Challenge - Pick out and copy every line below that has the word "this".

Information provided -
__________

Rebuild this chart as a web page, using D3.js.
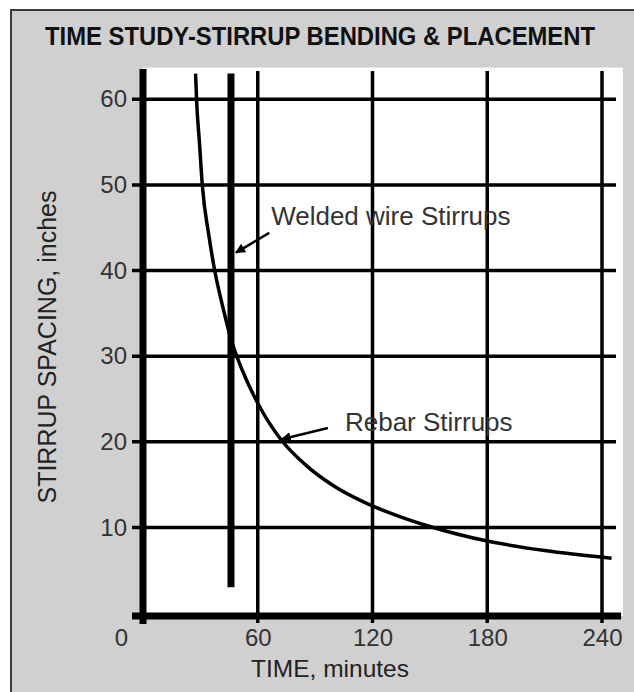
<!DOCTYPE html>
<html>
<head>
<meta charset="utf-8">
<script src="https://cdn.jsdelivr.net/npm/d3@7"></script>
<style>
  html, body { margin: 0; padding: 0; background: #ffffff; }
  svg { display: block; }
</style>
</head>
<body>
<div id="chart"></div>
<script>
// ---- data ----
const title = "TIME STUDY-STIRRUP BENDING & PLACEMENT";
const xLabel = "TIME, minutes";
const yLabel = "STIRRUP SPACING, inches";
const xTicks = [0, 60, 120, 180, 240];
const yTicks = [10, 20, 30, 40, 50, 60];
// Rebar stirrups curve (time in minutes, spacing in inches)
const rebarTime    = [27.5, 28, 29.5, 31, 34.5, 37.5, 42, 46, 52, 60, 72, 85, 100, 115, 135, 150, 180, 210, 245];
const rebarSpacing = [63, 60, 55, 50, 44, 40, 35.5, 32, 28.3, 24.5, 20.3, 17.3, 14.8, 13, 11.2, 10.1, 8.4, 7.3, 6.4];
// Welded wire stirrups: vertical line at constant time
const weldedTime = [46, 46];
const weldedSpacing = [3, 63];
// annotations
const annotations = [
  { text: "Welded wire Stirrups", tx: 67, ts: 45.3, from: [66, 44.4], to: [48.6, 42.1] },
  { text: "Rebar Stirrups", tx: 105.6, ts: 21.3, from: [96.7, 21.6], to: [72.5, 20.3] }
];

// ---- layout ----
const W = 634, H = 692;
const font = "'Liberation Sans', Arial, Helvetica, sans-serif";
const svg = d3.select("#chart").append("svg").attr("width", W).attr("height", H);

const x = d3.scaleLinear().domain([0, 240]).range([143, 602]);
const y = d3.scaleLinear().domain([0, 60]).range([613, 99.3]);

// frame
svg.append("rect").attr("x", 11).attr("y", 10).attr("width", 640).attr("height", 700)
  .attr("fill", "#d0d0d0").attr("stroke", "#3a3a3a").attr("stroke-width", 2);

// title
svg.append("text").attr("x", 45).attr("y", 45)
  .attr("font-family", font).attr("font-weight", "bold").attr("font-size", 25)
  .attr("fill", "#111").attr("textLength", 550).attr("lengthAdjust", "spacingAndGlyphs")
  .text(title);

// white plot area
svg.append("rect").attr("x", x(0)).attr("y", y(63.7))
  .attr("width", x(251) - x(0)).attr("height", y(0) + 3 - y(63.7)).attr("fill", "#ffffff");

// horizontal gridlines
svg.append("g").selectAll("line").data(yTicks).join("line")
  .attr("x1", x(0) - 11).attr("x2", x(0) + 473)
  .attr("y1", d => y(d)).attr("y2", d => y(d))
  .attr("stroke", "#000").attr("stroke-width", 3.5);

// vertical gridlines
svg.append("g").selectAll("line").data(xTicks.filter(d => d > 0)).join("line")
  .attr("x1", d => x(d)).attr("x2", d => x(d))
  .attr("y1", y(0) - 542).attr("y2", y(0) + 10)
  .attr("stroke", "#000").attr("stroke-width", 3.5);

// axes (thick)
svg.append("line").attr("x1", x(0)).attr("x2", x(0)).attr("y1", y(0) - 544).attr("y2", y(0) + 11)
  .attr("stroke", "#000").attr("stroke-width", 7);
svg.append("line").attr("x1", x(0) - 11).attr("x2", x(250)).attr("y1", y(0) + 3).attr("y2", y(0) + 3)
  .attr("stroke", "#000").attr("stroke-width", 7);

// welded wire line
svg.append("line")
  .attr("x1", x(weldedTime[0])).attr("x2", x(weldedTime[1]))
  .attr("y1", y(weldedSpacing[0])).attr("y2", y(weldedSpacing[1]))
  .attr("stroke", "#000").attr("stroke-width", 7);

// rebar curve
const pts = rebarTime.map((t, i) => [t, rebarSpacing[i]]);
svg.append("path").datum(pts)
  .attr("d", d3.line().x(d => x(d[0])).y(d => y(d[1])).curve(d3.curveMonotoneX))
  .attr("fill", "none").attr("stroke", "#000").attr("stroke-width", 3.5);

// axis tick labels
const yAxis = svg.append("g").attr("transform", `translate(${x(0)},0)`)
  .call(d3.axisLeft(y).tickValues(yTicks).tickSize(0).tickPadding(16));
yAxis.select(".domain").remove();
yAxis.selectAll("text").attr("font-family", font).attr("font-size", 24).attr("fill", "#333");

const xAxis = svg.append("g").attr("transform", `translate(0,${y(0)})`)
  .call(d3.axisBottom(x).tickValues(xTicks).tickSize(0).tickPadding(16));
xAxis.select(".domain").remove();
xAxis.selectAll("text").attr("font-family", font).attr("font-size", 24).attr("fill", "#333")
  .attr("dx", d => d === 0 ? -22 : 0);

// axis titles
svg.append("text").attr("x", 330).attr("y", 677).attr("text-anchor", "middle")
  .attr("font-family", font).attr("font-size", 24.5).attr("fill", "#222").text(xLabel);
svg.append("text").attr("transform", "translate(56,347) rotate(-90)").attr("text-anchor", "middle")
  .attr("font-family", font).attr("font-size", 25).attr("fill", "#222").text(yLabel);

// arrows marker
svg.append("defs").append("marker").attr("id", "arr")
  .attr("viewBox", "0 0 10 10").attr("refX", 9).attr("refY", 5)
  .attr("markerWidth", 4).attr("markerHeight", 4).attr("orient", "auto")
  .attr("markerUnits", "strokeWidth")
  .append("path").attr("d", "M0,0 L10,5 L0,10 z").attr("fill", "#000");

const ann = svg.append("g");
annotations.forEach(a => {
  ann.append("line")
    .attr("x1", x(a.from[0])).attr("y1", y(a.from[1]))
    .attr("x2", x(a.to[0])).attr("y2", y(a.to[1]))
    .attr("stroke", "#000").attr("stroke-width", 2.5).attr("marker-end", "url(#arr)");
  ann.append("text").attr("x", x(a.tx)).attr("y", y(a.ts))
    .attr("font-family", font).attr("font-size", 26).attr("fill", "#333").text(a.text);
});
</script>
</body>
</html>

__________

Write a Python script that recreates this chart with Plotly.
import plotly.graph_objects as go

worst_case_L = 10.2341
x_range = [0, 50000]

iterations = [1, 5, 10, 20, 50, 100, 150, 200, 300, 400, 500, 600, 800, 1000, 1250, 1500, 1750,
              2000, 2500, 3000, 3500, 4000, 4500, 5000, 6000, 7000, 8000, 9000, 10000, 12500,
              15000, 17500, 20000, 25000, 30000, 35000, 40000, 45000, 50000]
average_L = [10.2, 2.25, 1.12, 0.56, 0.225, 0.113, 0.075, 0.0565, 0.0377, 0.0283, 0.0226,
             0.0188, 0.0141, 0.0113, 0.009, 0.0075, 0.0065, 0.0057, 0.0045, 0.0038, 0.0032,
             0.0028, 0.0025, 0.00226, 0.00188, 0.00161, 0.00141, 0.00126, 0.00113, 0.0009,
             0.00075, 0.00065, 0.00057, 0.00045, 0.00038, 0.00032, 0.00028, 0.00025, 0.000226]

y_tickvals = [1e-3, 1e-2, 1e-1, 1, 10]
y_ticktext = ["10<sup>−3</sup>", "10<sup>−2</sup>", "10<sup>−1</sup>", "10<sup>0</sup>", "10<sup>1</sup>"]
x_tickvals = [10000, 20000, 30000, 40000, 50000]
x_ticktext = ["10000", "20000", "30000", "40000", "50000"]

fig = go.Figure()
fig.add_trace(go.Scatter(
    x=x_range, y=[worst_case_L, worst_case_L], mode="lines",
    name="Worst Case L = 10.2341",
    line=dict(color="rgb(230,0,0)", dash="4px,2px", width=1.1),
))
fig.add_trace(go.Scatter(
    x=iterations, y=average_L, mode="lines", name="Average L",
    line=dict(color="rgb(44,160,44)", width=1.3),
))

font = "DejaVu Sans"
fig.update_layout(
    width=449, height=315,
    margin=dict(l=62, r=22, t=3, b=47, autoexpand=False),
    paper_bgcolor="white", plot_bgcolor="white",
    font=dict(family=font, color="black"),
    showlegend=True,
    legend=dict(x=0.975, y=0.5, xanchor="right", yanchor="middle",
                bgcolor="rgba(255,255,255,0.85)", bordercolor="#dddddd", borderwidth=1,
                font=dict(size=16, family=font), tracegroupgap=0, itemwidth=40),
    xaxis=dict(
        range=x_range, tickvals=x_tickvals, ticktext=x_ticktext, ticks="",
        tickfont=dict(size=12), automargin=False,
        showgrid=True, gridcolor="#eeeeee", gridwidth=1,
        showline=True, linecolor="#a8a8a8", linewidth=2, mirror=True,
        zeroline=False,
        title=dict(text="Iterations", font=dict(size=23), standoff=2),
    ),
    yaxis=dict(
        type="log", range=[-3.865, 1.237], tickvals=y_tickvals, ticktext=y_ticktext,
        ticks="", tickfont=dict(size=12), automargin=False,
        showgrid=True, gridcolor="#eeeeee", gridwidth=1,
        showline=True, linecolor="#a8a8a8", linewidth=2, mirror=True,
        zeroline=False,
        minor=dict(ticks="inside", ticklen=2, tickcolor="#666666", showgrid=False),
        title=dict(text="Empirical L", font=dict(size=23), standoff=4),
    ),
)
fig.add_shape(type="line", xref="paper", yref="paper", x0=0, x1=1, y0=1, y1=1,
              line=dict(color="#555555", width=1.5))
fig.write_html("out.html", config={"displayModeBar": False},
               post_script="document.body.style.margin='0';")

__________

Response -
Rebuild this chart as a web page, using D3.js.
Write a Python script that recreates this chart with Plotly.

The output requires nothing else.